With each day that passed, I knew that things were getting a little bit better. I could see myself being study at work, that my patients and my colleagues appreciated me. I saw that my relationship with my boys wasn’t changing. I had a community of friends who came to my rescue, honestly, and let me know it is okay to be myself. And with every day that passed, I believed that more and more until I got to a place where I was really okay with who I was.

So a number of months afterwards, I had moved out to a new place and I had ordered a pride flag that came in the mail. And my boys were with me and the package arrived and they were so excited over the package and so we opened it.

I said to them, I said, “Do you know what this flag is?”

And my son said, “Yeah, that’s the gay flag.”

And he said, “And Daddy, I’m gay too because I love you.” You know, he totally missed the point about the flag, but for me, it was just his innocence and it was just such a lovely thing that he didn’t see it for anything other than he loved me and that’s what that flag was a representation of for him. It was in that moment that I realized that we were going to be okay forever and that I made this decision for the exact reason that I wanted to. What I hoped that my boys would get out of it, they were going to.

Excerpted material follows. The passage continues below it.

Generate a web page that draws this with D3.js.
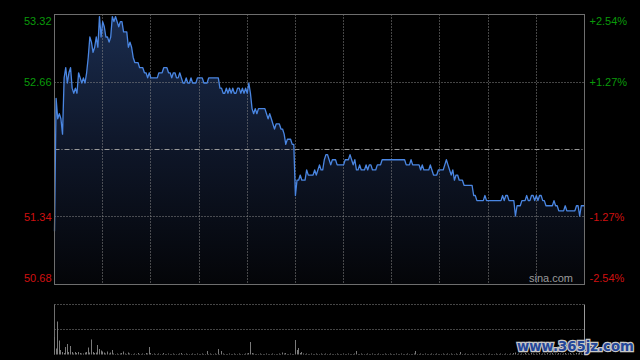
<!DOCTYPE html>
<html><head><meta charset="utf-8">
<script src="https://cdn.jsdelivr.net/npm/d3@7"></script>
<style>
html,body{margin:0;padding:0;background:#000;}
svg{display:block;}
</style></head>
<body>
<svg id="c" width="640" height="360"></svg>
<script>
// ---- data (HK-style intraday, 1-minute points, 331 minutes) ----
const prevClose = 52.00;
const priceTicks = [53.32, 52.66, 51.34, 50.68];
const minuteGridTicks = [30, 60, 90, 120, 150, 180, 210, 240, 270, 300];
const prices = [
51.20,52.50,52.30,52.35,52.30,52.15,52.70,52.80,52.65,52.75,
52.80,52.60,52.55,52.60,52.55,52.75,52.70,52.65,52.70,52.65,
52.75,52.90,53.10,53.05,52.95,53.00,53.10,53.00,53.30,53.10,
53.25,53.20,53.10,53.10,53.05,53.10,53.30,53.25,53.30,53.25,
53.20,53.25,53.25,53.15,53.15,53.15,53.00,53.05,53.00,52.90,
52.85,52.85,52.85,52.80,52.80,52.80,52.75,52.75,52.70,52.75,
52.70,52.70,52.70,52.70,52.70,52.75,52.75,52.75,52.80,52.80,
52.80,52.75,52.75,52.70,52.75,52.75,52.70,52.70,52.75,52.70,
52.65,52.65,52.70,52.65,52.65,52.70,52.65,52.65,52.65,52.70,
52.70,52.70,52.70,52.65,52.65,52.65,52.70,52.70,52.70,52.70,
52.70,52.70,52.70,52.60,52.60,52.55,52.55,52.60,52.55,52.60,
52.55,52.60,52.55,52.55,52.60,52.60,52.55,52.60,52.55,52.60,
52.55,52.65,52.55,52.40,52.35,52.40,52.35,52.40,52.40,52.40,
52.40,52.40,52.35,52.30,52.35,52.30,52.25,52.20,52.25,52.25,
52.25,52.20,52.20,52.15,52.05,52.10,52.10,52.10,52.05,52.05,
51.55,51.70,51.70,51.75,51.70,51.70,51.70,51.80,51.75,51.75,
51.75,51.75,51.80,51.75,51.80,51.85,51.80,51.80,51.90,51.95,
51.95,51.90,51.85,51.90,51.90,51.90,51.85,51.85,51.85,51.85,
51.85,51.90,51.90,51.90,51.95,51.90,51.85,51.90,51.80,51.80,
51.85,51.80,51.80,51.80,51.85,51.80,51.85,51.85,51.80,51.80,
51.80,51.85,51.85,51.85,51.90,51.90,51.90,51.90,51.90,51.90,
51.90,51.90,51.90,51.90,51.90,51.90,51.90,51.90,51.90,51.85,
51.85,51.85,51.90,51.85,51.85,51.85,51.85,51.85,51.80,51.85,
51.80,51.80,51.80,51.80,51.85,51.80,51.75,51.75,51.75,51.80,
51.80,51.80,51.80,51.85,51.90,51.85,51.80,51.75,51.80,51.70,
51.75,51.75,51.70,51.70,51.70,51.65,51.65,51.65,51.65,51.65,
51.65,51.55,51.55,51.50,51.50,51.50,51.50,51.50,51.55,51.50,
51.50,51.50,51.50,51.50,51.50,51.50,51.50,51.50,51.50,51.55,
51.50,51.55,51.55,51.50,51.50,51.50,51.50,51.35,51.45,51.45,
51.45,51.50,51.50,51.50,51.55,51.50,51.50,51.55,51.55,51.50,
51.55,51.50,51.55,51.55,51.50,51.50,51.45,51.45,51.45,51.45,
51.45,51.50,51.45,51.45,51.40,51.40,51.40,51.40,51.45,51.40,
51.40,51.40,51.40,51.40,51.40,51.45,51.45,51.35,51.45,51.45,51.45
];
const volumes = [
35,12,66,28,9,5,3,15,21,5,
17,5,2,5,3,5,3,2,2,4,
5,14,4,30,5,3,4,19,11,8,
6,4,2,6,2,4,9,2,1,2,
1,2,3,6,2,1,4,2,1,1,
2,1,3,1,1,2,1,3,2,15,
3,1,2,1,1,2,1,1,3,1,
1,2,1,1,2,1,1,1,2,3,
1,1,2,1,1,1,2,1,1,2,
1,1,2,1,1,7,1,2,1,1,
2,1,11,1,7,2,1,1,1,2,
1,1,2,1,1,2,1,1,1,2,
2,3,25,3,2,1,1,1,2,1,
1,1,2,1,1,1,2,1,1,1,
2,1,4,2,3,1,1,2,1,1,
29,9,13,3,5,2,1,2,1,1,
2,1,1,2,1,1,2,1,1,2,
1,1,2,1,1,1,2,1,1,1,
2,1,1,2,1,1,1,2,7,1,
1,2,1,1,1,2,1,1,2,1,
1,1,2,1,1,1,2,1,1,2,
1,1,1,2,1,1,2,1,1,1,
2,1,1,1,2,7,1,1,2,1,
1,2,1,1,1,2,1,1,2,1,
1,1,2,1,1,2,1,2,1,1,
2,1,1,5,1,1,2,1,1,1,
2,1,1,1,2,1,1,2,1,1,
1,2,1,1,1,2,1,1,2,1,
1,2,1,1,2,1,3,4,1,2,
1,2,1,3,1,2,1,3,2,1,
2,1,3,1,2,2,1,3,1,2,
3,1,2,1,3,2,1,2,3,1,
2,3,1,2,1,3,2,4,2,1,3
];
const volMax = 100;

// ---- layout ----
const L = 54.5, R = 584.5, T = 14.5, B = 284.5;
const VT = 304.5, VB = 354.5;
const svg = d3.select("#c");
svg.append("rect").attr("width",640).attr("height",360).attr("fill","#000");

const x = d3.scaleLinear().domain([0, 330]).range([L, R]);
const y = d3.scaleLinear().domain([50.68, 53.32]).range([B, T]);
const yv = d3.scaleLinear().domain([0, volMax]).range([VB, VT]);
const px = v => Math.round(v - 0.5) + 0.5;

const defs = svg.append("defs");
const grad = defs.append("linearGradient").attr("id","g")
  .attr("gradientUnits","userSpaceOnUse").attr("x1",0).attr("x2",0).attr("y1",T).attr("y2",B);
grad.append("stop").attr("offset","0%").attr("stop-color","#1a2c4e");
grad.append("stop").attr("offset","50%").attr("stop-color","#0e1628");
grad.append("stop").attr("offset","100%").attr("stop-color","#040508");

// area
const area = d3.area().x((d,i)=>x(i)).y0(B).y1(d=>y(d));
svg.append("path").datum(prices).attr("d",area).attr("fill","url(#g)");

// grid
const grid = svg.append("g").attr("stroke","#8a8a8a").attr("stroke-width",1).attr("stroke-dasharray","1,2").attr("fill","none");
minuteGridTicks.forEach(m=>{
  grid.append("line").attr("x1",px(x(m))).attr("x2",px(x(m))).attr("y1",T).attr("y2",B);
});
[52.66, 51.34].forEach(v=>{
  grid.append("line").attr("x1",L).attr("x2",R).attr("y1",px(y(v))).attr("y2",px(y(v)));
});
// previous close
svg.append("line").attr("x1",L).attr("x2",R).attr("y1",px(y(prevClose))).attr("y2",px(y(prevClose)))
  .attr("stroke","#9a9a9a").attr("stroke-dasharray","5,2,1,2");

// price line
const line = d3.line().x((d,i)=>x(i)).y(d=>y(d));
svg.append("path").datum(prices).attr("d",line).attr("fill","none")
  .attr("stroke","#4a86e2").attr("stroke-width",1.3).attr("stroke-linejoin","round");

// border
svg.append("rect").attr("x",L).attr("y",T).attr("width",R-L).attr("height",B-T)
  .attr("fill","none").attr("stroke","#6e6e6e");

// axes
const fmt = d3.format(".2f");
const axL = svg.append("g").attr("transform",`translate(${L},0)`)
  .call(d3.axisLeft(y).tickValues(priceTicks).tickSize(0).tickPadding(3).tickFormat(fmt));
const axR = svg.append("g").attr("transform",`translate(${R},0)`)
  .call(d3.axisRight(y).tickValues(priceTicks).tickSize(0).tickPadding(5)
    .tickFormat(v=>{const p=(v-prevClose)/prevClose*100; return (p>0?"+":"")+p.toFixed(2)+"%";}));
[axL, axR].forEach(ax=>{
  ax.select(".domain").remove();
  ax.selectAll("text").attr("font-family","'Liberation Sans', Arial, sans-serif").attr("font-size",11)
    .attr("fill",d=>d>prevClose?"#0a9a0a":"#d01010")
    .attr("dy",d=> d===53.32 ? "0.95em" : d===50.68 ? "-0.3em" : "0.35em");
});

// sina.com
svg.append("text").attr("x",573).attr("y",282).attr("text-anchor","end")
  .attr("font-family","'Liberation Sans', Arial, sans-serif").attr("font-size",11)
  .attr("fill","#9a9a9a").text("sina.com");

// volume panel
const vg = svg.append("g").attr("stroke","#8a8a8a").attr("stroke-dasharray","1,2");
[VT, px(yv(volMax/2))].forEach(v=>{
  vg.append("line").attr("x1",L).attr("x2",R).attr("y1",v).attr("y2",v);
});
svg.append("line").attr("x1",L).attr("x2",L).attr("y1",VT).attr("y2",VB).attr("stroke","#6e6e6e");
svg.append("line").attr("x1",R).attr("x2",R).attr("y1",VT).attr("y2",VB).attr("stroke","#9a9a9a");
svg.append("g").selectAll("rect").data(volumes).join("rect")
  .attr("x",(d,i)=>Math.round(x(i)-0.5)).attr("width",1)
  .attr("y",d=>yv(d)).attr("height",d=>VB-yv(d))
  .attr("fill","#7a7a7a");

// watermark
svg.append("text").attr("transform","translate(517,351) scale(0.95,1)")
  .attr("font-family","'DejaVu Sans', sans-serif").attr("font-weight","bold").attr("font-size",14)
  .attr("fill","#24479a").attr("stroke","#c8c8c8").attr("stroke-width",2.5)
  .attr("paint-order","stroke").text("www.365jz.com");
</script>
</body></html>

I mean, it’s only been three years and so I’m still kind of, you know, becoming the person that I think that I’ve been meant to be all along. I just hope that this whole experience keeps on making me a better person and shines a light on the fact that you can figure out who you are way late. I know my experience is maybe not typical, but it is the one that I have and I’m proud of this decision that I made and the person that I am and the person that this whole coming out process has turned me into.



  1. As I read this I literally began crying..your story is so similar to mine (twins and all). I applaud your courage and hope you are continuing to find love and happiness. You are right that our lives were not typical but it’s amazing how your life can change when you begin to live authentically and the overwhelming depth of feelings and joy that can wash over you when you find your true path. Thanks for sharing your story.

  2. You aren’t late, Marcus. You’re right on time. Thanks for sharing this.

  3. I am upset with myself, about coming out late in life. When I turned 12 years old, I knew immediately, I was different from heterosexual people. You build a dream or a narrative of how your life will be.

    It is what is, you cant change the past, only work with right now. This story resonates with alot of people, not his relationship status prior to coming out, but being late to the pride parade.

    Everyone has a unique set of circumstances and life experiences, which play a pivotal role in their decision to stay in the closet. You cant force anyone to come out, it is a very personal decision, which is different for everyone.

    Show some patience,compassion & kindness, obviously you will get to experience feeling of real love for the very first time. Which hopefully, will be incredible. When you spend your life in denial, its very hard to let go. Its a case of showing vulnerability, to deepest core of your being, its like exposing your soul for the first time. Being free and being able to breath for the very first time. Sometimes you pass the point of no return.

  4. Thanks for this Markus. I came to the same decision in my life in January 2016, although it took me 58 years to get there. The freedom to be authentically me is a breath I will never regret taking. I have found what real love of self and love for others is. I live life with hope, open to consider all possibilities which brought my partner Jim and I to knowing what it truly means to love and to be loved. Thanks for sharing and inspiring me and others.